● WORK REQUIRED: List each line of the data that holds the word "draw".

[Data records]
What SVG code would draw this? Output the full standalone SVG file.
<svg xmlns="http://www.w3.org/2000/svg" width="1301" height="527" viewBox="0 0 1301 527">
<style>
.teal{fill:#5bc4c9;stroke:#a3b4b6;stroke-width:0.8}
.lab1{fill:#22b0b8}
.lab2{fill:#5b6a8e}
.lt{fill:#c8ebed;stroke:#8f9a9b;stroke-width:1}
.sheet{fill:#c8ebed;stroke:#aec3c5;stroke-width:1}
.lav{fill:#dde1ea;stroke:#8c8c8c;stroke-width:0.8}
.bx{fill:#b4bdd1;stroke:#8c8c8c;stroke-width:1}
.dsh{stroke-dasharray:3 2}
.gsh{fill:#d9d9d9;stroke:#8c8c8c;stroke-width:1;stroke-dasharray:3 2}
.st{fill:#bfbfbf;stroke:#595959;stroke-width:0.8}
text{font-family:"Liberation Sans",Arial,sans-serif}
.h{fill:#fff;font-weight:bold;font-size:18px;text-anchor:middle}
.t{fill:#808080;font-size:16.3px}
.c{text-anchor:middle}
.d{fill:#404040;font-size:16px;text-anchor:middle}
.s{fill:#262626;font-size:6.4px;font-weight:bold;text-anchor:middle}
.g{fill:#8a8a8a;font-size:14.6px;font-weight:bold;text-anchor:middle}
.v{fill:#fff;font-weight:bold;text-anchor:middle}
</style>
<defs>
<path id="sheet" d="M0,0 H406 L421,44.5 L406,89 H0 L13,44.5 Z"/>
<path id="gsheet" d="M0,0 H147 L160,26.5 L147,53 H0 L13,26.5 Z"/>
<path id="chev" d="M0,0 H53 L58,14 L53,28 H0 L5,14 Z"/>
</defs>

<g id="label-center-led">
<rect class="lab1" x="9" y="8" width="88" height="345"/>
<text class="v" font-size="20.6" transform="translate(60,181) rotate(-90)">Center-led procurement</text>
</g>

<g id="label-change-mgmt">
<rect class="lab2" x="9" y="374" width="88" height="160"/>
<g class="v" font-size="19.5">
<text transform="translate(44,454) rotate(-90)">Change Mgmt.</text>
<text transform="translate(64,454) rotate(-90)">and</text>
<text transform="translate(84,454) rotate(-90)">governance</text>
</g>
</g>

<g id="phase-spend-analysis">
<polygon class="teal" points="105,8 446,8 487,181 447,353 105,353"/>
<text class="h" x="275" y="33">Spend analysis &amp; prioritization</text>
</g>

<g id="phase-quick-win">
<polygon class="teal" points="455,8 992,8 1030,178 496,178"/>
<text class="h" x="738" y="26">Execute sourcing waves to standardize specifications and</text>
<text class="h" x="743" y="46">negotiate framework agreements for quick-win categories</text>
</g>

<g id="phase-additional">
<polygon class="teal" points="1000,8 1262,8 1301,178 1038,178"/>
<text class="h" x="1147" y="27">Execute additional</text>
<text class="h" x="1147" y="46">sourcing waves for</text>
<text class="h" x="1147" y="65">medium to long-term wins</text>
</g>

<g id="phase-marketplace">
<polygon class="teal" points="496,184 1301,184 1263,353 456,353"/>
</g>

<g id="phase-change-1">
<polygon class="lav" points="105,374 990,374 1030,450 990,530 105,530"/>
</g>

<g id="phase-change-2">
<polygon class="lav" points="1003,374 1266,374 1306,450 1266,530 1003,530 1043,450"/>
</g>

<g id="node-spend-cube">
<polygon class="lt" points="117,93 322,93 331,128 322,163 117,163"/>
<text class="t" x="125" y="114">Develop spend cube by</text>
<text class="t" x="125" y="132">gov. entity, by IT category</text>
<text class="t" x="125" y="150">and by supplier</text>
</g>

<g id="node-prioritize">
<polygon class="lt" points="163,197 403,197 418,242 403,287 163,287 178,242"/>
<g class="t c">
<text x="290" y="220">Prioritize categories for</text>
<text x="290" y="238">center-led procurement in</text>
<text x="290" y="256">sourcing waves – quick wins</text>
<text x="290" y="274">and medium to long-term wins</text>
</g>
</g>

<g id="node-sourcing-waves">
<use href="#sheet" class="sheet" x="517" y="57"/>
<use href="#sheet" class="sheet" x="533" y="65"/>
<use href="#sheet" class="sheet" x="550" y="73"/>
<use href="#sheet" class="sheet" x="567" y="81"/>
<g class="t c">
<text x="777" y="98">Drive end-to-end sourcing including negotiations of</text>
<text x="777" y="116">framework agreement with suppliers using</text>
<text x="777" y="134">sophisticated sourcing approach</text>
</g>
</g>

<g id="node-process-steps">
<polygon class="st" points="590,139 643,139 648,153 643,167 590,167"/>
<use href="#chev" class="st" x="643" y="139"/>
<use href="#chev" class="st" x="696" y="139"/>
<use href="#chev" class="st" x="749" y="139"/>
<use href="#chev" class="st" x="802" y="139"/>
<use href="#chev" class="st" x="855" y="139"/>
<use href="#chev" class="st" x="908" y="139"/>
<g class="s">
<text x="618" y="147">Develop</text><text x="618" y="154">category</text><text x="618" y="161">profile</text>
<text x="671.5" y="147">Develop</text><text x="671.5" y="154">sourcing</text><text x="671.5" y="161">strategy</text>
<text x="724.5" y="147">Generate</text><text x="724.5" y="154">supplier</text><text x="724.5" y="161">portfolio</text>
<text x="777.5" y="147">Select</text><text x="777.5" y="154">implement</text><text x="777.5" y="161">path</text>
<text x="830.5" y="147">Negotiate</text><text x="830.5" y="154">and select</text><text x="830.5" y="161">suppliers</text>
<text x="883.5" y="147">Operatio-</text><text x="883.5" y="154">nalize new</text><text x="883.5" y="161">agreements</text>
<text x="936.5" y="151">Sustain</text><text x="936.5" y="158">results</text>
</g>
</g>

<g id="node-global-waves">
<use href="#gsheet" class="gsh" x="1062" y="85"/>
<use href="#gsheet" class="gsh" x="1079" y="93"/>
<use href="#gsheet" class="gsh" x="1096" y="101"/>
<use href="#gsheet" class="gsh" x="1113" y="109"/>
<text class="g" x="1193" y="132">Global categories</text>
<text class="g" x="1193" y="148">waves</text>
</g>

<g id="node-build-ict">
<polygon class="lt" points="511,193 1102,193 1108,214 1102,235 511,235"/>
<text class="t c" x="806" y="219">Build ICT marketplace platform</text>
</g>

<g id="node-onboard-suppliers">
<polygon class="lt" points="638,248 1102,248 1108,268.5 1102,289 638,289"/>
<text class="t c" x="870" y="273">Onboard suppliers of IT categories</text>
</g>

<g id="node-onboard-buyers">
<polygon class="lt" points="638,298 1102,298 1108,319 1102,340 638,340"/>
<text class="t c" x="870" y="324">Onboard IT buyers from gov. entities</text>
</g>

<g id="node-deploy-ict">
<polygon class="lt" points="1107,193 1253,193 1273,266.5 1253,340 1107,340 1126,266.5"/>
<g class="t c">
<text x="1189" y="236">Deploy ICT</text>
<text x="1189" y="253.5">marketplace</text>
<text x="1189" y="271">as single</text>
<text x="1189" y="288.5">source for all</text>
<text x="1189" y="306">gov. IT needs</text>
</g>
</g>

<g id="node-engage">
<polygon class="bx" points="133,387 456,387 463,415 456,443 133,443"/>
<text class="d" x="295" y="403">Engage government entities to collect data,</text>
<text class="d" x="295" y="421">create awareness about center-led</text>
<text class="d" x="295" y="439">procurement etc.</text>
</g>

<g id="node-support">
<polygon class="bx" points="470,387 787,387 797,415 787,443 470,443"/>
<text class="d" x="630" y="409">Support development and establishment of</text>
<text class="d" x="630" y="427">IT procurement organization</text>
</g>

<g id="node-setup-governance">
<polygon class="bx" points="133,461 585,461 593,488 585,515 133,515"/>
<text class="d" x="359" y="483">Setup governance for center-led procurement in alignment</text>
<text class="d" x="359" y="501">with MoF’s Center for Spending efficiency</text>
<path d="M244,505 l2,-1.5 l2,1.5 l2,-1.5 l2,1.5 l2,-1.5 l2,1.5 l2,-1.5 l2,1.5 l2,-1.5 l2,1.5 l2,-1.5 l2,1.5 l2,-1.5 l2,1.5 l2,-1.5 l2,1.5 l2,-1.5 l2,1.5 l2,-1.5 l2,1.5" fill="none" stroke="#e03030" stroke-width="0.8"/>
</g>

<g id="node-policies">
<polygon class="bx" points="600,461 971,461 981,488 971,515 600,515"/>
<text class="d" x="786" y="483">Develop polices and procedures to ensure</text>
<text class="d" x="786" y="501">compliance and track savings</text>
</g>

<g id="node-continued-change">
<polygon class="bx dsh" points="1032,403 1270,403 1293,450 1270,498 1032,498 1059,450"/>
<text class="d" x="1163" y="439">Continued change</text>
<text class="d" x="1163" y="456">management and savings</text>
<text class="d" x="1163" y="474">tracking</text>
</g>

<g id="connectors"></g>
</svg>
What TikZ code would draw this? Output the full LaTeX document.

● PROBLEM SOLUTION:
What SVG code would draw this? Output the full standalone SVG file.
What TikZ code would draw this? Output the full LaTeX document.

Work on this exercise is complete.